Peki, kimler geldi bu stada hemen hatırlayalım işte gelen takımlardan bazıları; Real Madrid, AC Milan, FC Barcelona, Manchester United, Juventus, Liverpool, Bologna, SS Lazio, Leeds United, R. Mallorca, Paris Saint Germain, Glasgow Rangers, Olympiakos, Bordeaux, AS Monaco, Athletic Bilbao, Deportivo de La Coruña, PSV Eindhoven diye bu liste uzayabilir…
Bence en önemli maç olarak İtalya’da gergin ilişkiler içinde olduğumuz günlerde Juventus ile oynanan maçtı; taraftarlar ve futbolcular herkes gergin, bütün dünyanın gözü yine Ali Sami Yen’deydi.
Manchester United 3-3 lük maçın rövanşında burada 0-0 berabere kaldığımız ve ilk defa bir Türk takımının şampiyonlar ligine kaldığı maç, Leeds Unitedlı bir taraftarın Taksim’de öldürülmesinden sonraki maç, Real Madrid 2-0’dan sonra 3-2 öne geçtiğimiz maç, Galatasaray-Neuchatel Xamax maçı Tanju, Uğur, Prekaziler... Ümit Davala’nın Milan’a attığı son penaltı, UEFA Kupası’na kaldığımız o unutulmaz dakikalar, Galatasaray-Monaco maçı, Hagi’nin son dakikada attığı gol, bir anda aklıma gelen benim gönlümdeki Ali Sami Yen’nin en güzel anıları arasındadır… Bu listeyi kuşkusuz daha da uzatabiliriz…

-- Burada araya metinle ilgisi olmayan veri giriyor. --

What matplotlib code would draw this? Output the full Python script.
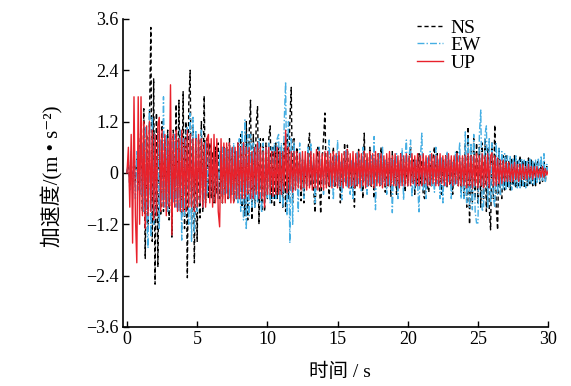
import numpy as np
import matplotlib
matplotlib.use("Agg")
import matplotlib.pyplot as plt
from matplotlib.ticker import FixedLocator, FuncFormatter

plt.rcParams['font.family'] = ['Liberation Serif', 'DejaVu Serif', 'Noto Sans CJK SC']
plt.rcParams['axes.unicode_minus'] = True

# time step of the hand-read samples (s)
dt = 0.1

# NS component, m/s^2 at 0.1 s steps
ns = [
    0.0, 0.25, -0.3, 0.2, -0.25, 0.3, -0.2, 0.35, -0.3, 0.4,
    1.1, -0.9, 1.5, -2.0, 0.9, -1.3, 1.2, 3.4, -1.6, 2.2,
    -2.6, 1.4, -2.2, 0.9, -1.0, 1.2, -0.9, 0.8, -0.7, 1.0,
    -1.1, 0.7, -1.5, 1.0, -0.6, 1.6, -0.8, 1.7, -0.5, -1.0,
    1.9, -1.3, 1.2, -2.45, 1.6, 2.4, -1.2, 1.1, -2.1, 0.9,
    -1.6, 0.8, -1.05, 1.2, -0.9, 1.8, -0.7, 0.8, -0.6, 0.7,
    -0.6, 0.5, -0.7, 0.6, -0.5, 0.7, -0.6, 0.5, -0.7, 0.6,
    -0.5, 0.6, -0.6, 0.8, -0.5, 0.6, -0.7, 0.5, -0.6, 0.7,
    -0.6, 0.9, -0.8, 0.7, -1.0, 1.2, -1.1, 0.9, 1.7, -1.1,
    0.9, -0.8, 1.1, 1.55, -1.2, 0.8, -0.9, 0.8, -0.9, 0.7,
    -0.6, 0.8, 1.1, -0.7, 0.6, -0.8, 0.7, -0.6, 0.6, -0.7,
    0.6, -0.8, 0.7, -0.9, 0.9, -0.6, 1.2, 2.0, -0.7, 0.8,
    -0.3, 0.6, -0.2, 0.35, -0.65, 0.3, -0.7, 0.25, -0.3, 0.55,
    0.93, -0.3, 0.2, -0.4, -0.93, 0.3, 0.6, -0.25, -0.95, 0.3,
    0.8, 1.4, -0.3, 0.25, -0.6, 0.3, -0.2, 0.6, -0.35, 0.2,
    -0.3, 0.4, -0.7, 0.25, -0.3, 0.7, -0.25, 0.65, -0.3, 0.2,
    -0.35, 0.3, -0.8, 0.25, -0.3, 0.55, -0.2, 0.3, -0.6, 0.93,
    -0.3, 0.35, -0.2, 0.6, -0.35, 0.25, -0.6, 0.3, -0.2, 0.45,
    -0.3, 0.6, -0.2, 0.3, -0.45, 0.2, -0.3, 0.35, -0.56, 0.5,
    -0.25, 0.3, -0.5, 0.2, -0.3, 0.45, -0.2, 0.35, -0.45, 0.25,
    -0.3, 0.35, 0.6, -0.2, 0.3, -0.5, 0.2, -0.3, 0.45, -0.25,
    0.3, -0.5, -0.6, 0.25, -0.3, -0.45, 0.2, -0.3, 0.35, 0.61,
    -0.25, 0.45, -0.3, 0.2, -0.5, 0.3, -0.2, 0.4, -0.35, 0.25,
    -0.3, 0.2, -0.5, 0.3, -0.25, 0.5, -0.3, 0.2, -0.45, 0.35,
    -0.6, 0.7, -0.8, 1.08, -1.2, 0.6, -0.7, 0.8, -0.6, 0.7,
    -0.7, 0.6, -0.8, 0.7, -0.6, 0.8, -0.9, 0.6, -0.8, -1.33,
    0.7, -0.6, 1.12, -0.8, -1.33, 0.6, -0.5, -0.6, 0.4, -0.4,
    0.4, -0.35, 0.3, -0.4, 0.35, -0.3, 0.4, -0.35, 0.3, -0.3,
    0.4, -0.3, 0.3, -0.35, 0.3, -0.3, 0.35, -0.25, 0.3, -0.3,
    0.25, -0.3, 0.2, 0.3, -0.25, 0.2, -0.2, 0.25, -0.2, 0.15,
    0.0,
]

# EW component
ew = [
    0.0, 0.3, -0.4, 0.5, -0.5, 0.4, -0.6, 0.5, -0.4, 0.6,
    -0.5, 0.7, -0.9, 1.1, -1.0, -1.76, 1.47, -1.5, 1.3, -1.2,
    0.9, -1.0, 1.0, -1.3, 0.8, -0.7, 1.78, -0.8, 0.9, -0.9,
    0.7, -0.6, 0.8, -0.7, 0.9, -0.8, 0.7, -0.9, 1.0, -1.57,
    0.8, -1.0, 0.9, 1.08, -1.2, 1.4, -1.6, 1.3, -1.4, 1.0,
    -0.9, 0.8, -0.7, 1.0, -0.8, -0.6, 0.7, -0.5, 0.6, -0.5,
    0.5, -0.6, 0.6, -0.5, 0.5, -0.6, 0.5, -0.5, 0.6, -0.5,
    0.6, -0.5, 0.5, -0.6, 0.6, -0.5, 0.7, -0.6, 0.5, -0.7,
    0.8, -0.9, 1.0, -1.1, 1.24, -1.33, 0.9, -1.0, 0.9, -0.8,
    0.7, -0.8, 0.6, -0.7, 0.8, -0.6, -0.93, 0.7, -0.7, 0.6,
    -0.6, 0.7, -0.7, 0.6, -0.6, 0.7, -0.6, 0.8, 0.9, -0.7,
    0.7, -0.8, 1.2, 2.13, -1.0, 1.2, -1.64, 0.8, -1.2, 0.7,
    -0.4, 0.3, -0.9, 0.7, -0.3, 0.35, -0.6, 0.3, -0.25, 0.6,
    -0.3, 0.7, -0.25, 0.3, -0.7, 0.35, -0.3, 0.6, -0.2, 0.3,
    -0.5, 0.3, -0.25, 0.35, 0.77, -0.3, 0.25, -0.63, 0.4, -0.2,
    0.77, -0.3, 0.25, -0.63, 0.3, -0.2, 0.55, -0.35, 0.2, -0.5,
    0.3, -0.6, 0.25, -0.3, 0.5, -0.25, 0.3, -0.45, 0.6, -0.2,
    0.3, -0.5, 0.25, -0.3, 0.4, -0.25, 0.85, -0.86, 0.3, -0.25,
    0.45, -0.3, 0.6, -0.2, 0.3, -0.5, 0.25, -0.3, 0.35, -0.93,
    0.3, -0.25, 0.45, -0.6, 0.2, -0.3, 0.58, -0.63, 0.3, 0.77,
    -0.3, 0.4, 0.77, -0.56, 0.25, -0.4, 0.3, -0.25, -0.91, 0.35,
    0.93, -0.4, 0.25, -0.6, 0.35, -0.2, 0.5, -0.3, 0.25, -0.45,
    0.6, -0.25, 0.3, -0.6, 0.35, -0.7, 0.25, -0.3, 0.5, -0.2,
    0.3, -0.6, 0.25, -0.3, 0.5, -0.25, 0.3, 0.7, -0.6, 0.3,
    -0.6, 0.96, -0.7, 0.8, -0.8, 0.7, -0.86, 0.9, -0.9, -1.17,
    -1.17, 0.9, 1.47, -0.9, -0.8, 0.9, 1.1, -0.8, 0.8, -0.7,
    0.7, -0.6, -0.8, 0.7, -0.5, 0.6, -0.5, 0.5, -0.4, 0.45,
    -0.4, 0.4, -0.35, 0.4, -0.4, 0.35, -0.3, 0.4, -0.35, 0.3,
    -0.35, 0.35, -0.3, 0.3, -0.35, 0.3, -0.3, 0.35, -0.25, 0.3,
    -0.3, 0.3, -0.25, 0.35, -0.2, 0.4, -0.2, 0.45, -0.2, 0.2,
    0.0,
]

# UP component
up = [
    0.0, 0.6, -0.8, 0.9, -1.64, 1.78, -1.0, -2.1, 1.78, -1.2,
    1.78, -1.0, 1.2, -1.3, 1.1, -1.0, 1.2, -0.9, 1.0, -1.1,
    0.9, -1.0, 1.1, 1.3, -0.9, 1.0, -0.8, 0.9, -1.0, 0.8,
    -0.8, 2.06, -1.45, 0.9, -0.8, 1.0, -0.9, 0.8, -0.9, 1.0,
    -0.9, 0.8, -0.9, 1.0, -0.8, 0.9, -0.8, 0.8, -0.9, 0.8,
    -0.8, 0.9, -0.7, 0.8, -0.8, 0.7, -0.8, 0.8, 0.9, -0.7,
    0.8, -0.8, 0.9, -0.7, 0.8, -0.9, -1.26, 0.8, -0.7, 0.7,
    -0.7, 0.7, -0.6, 0.7, -0.7, 0.6, -0.7, 0.6, -0.6, 0.7,
    -0.6, 0.6, -0.6, 0.7, -0.6, 0.6, -0.5, 0.6, -0.6, 0.5,
    -0.6, 0.6, -0.5, 0.7, -0.6, 0.6, -0.6, 0.5, -0.8, 0.6,
    -0.5, 0.6, -0.5, 0.5, -0.55, 0.5, -0.5, 0.6, -0.5, 0.5,
    -0.5, 0.5, -0.4, 1.0, -0.47, 0.6, -0.4, 0.5, -0.45, 0.5,
    -0.4, 0.5, -0.35, 0.45, -0.4, 0.5, -0.35, 0.5, -0.4, 0.45,
    -0.35, 0.5, -0.4, 0.45, -0.35, 0.55, -0.4, 0.5, -0.35, 0.45,
    -0.4, 0.5, -0.35, 0.5, -0.3, 0.45, -0.35, 0.5, -0.3, 0.45,
    -0.35, 0.5, -0.3, 0.45, -0.35, 0.5, -0.3, 0.55, -0.35, 0.45,
    -0.3, 0.5, -0.35, 0.45, -0.3, 0.5, -0.35, 0.45, -0.3, 0.5,
    -0.35, 0.45, -0.3, 0.5, -0.3, 0.45, -0.35, 0.5, -0.3, 0.45,
    -0.3, 0.45, -0.35, 0.4, -0.3, 0.45, -0.3, 0.5, -0.3, 0.4,
    -0.3, 0.45, -0.3, 0.4, -0.35, 0.45, -0.3, 0.4, -0.3, 0.45,
    -0.3, 0.4, -0.3, 0.45, -0.25, 0.4, -0.3, 0.45, -0.3, 0.4,
    -0.3, 0.45, -0.25, 0.4, -0.3, 0.4, -0.3, 0.45, -0.25, 0.4,
    -0.3, 0.4, -0.3, 0.45, -0.25, 0.4, -0.3, 0.4, -0.3, 0.45,
    -0.25, 0.4, -0.3, 0.4, -0.25, 0.45, -0.3, 0.4, -0.3, 0.4,
    -0.3, 0.4, -0.35, 0.45, -0.3, 0.4, -0.35, 0.4, -0.3, 0.45,
    -0.35, 0.4, -0.3, 0.45, -0.35, 0.4, -0.3, 0.45, -0.35, 0.4,
    0.47, -0.3, 0.4, -0.3, 0.35, -0.25, 0.3, -0.25, 0.3, -0.2,
    0.25, -0.2, 0.25, -0.2, 0.2, -0.2, 0.25, -0.15, 0.2, -0.2,
    0.2, -0.15, 0.2, -0.15, 0.15, -0.15, 0.2, -0.1, 0.15, -0.15,
    0.15, -0.1, 0.15, -0.1, 0.1, -0.1, 0.15, -0.1, 0.1, -0.05,
    0.05,
]

labels = ['NS', 'EW', 'UP']
yticks = [-3.6, -2.4, -1.2, 0, 1.2, 2.4, 3.6]
xticks = [0, 5, 10, 15, 20, 25, 30]

t = np.arange(len(ns)) * dt

fig = plt.figure(figsize=(5.71, 3.86), dpi=100)
ax = fig.add_axes([0.215, 0.153, 0.745, 0.798])

ax.plot(t, ns, ls=(0, (3, 2)), c='black', lw=1.0, label=labels[0])
ax.plot(t, ew, ls=(0, (5, 1.5, 1, 1.5)), c='#45aee3', lw=1.0, label=labels[1])
ax.plot(t, up, ls='-', c='#e8212b', lw=1.0, label=labels[2])

ax.set_xlim(-0.3, 30)
ax.set_ylim(-3.6, 3.6)
ax.xaxis.set_major_locator(FixedLocator(xticks))
ax.yaxis.set_major_locator(FixedLocator(yticks))
ax.yaxis.set_major_formatter(FuncFormatter(
    lambda v, _: '0' if abs(v) < 1e-9 else f'{v:.1f}'.replace('-', '\u2212')))

for s in ['top', 'right']:
    ax.spines[s].set_visible(False)
for s in ['left', 'bottom']:
    ax.spines[s].set_linewidth(1.2)
ax.tick_params(direction='in', length=4, width=1.0, labelsize=13, pad=3)

ax.set_xlabel('时间 / s', fontsize=14)
ax.xaxis.set_label_coords(0.511, -0.115)
ax.set_ylabel('加速度/(m • s\u207b\u00b2)', fontsize=15)
ax.yaxis.set_label_coords(-0.14, 0.49)

ax.legend(loc='upper left', bbox_to_anchor=(0.692, 1.0), frameon=False,
          fontsize=14, handlelength=1.35, handletextpad=0.35, labelspacing=0.0,
          borderpad=0.0, borderaxespad=0.0)

fig.savefig('out.png', dpi=100)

Bu stada genel olarak yıllar içinde bana öğrettikleri de var işte bazıları: Eski açık kışın acayip rüzgâr alır, yağmur yağarsa stat çevresindeki ve içindeki su birikintilerinden kurtuluş yoktur, ıslanarak eve gideceksin başka yolu yok bu işin…
Eski açıkta rakip takım taraftarı ile uğraşmak için çok eğlencelidir. Yeni açıkta numaralı tarafında oturursan bağırmaya mecbursun bunun da başka çaresi yok. Numaralıdan kart bulduysan ve maça gideceksen mutlaka maç başlamadan 5 dakika önce git yoksa kendini yalnız hissedersin. Kapalıya giderseniz skorboardu göremezsiniz bunu baştan kabul edelim…
Evet Ali Sami Yen’nin tuvaletleri pis, skorboardu göremiyoruz, stat yıkılıyor, yağmurda her yer çamur oluyor.
Ama orası Ali Sami Yen ve orası bizim evimiz, yuvamız ve ruhumuzdur. Burada bizim anılarımız, sevinçlerimiz, hüzünlerimiz var. Bu yüzden bu stadı bırakmak burayı terk etmek bizim için çok zor… Galatasaraylı’nın en kutsal yeridir. Çok özlenecektir. Dileğimiz ruhun yeni bedende tekrar canlanmasıdır.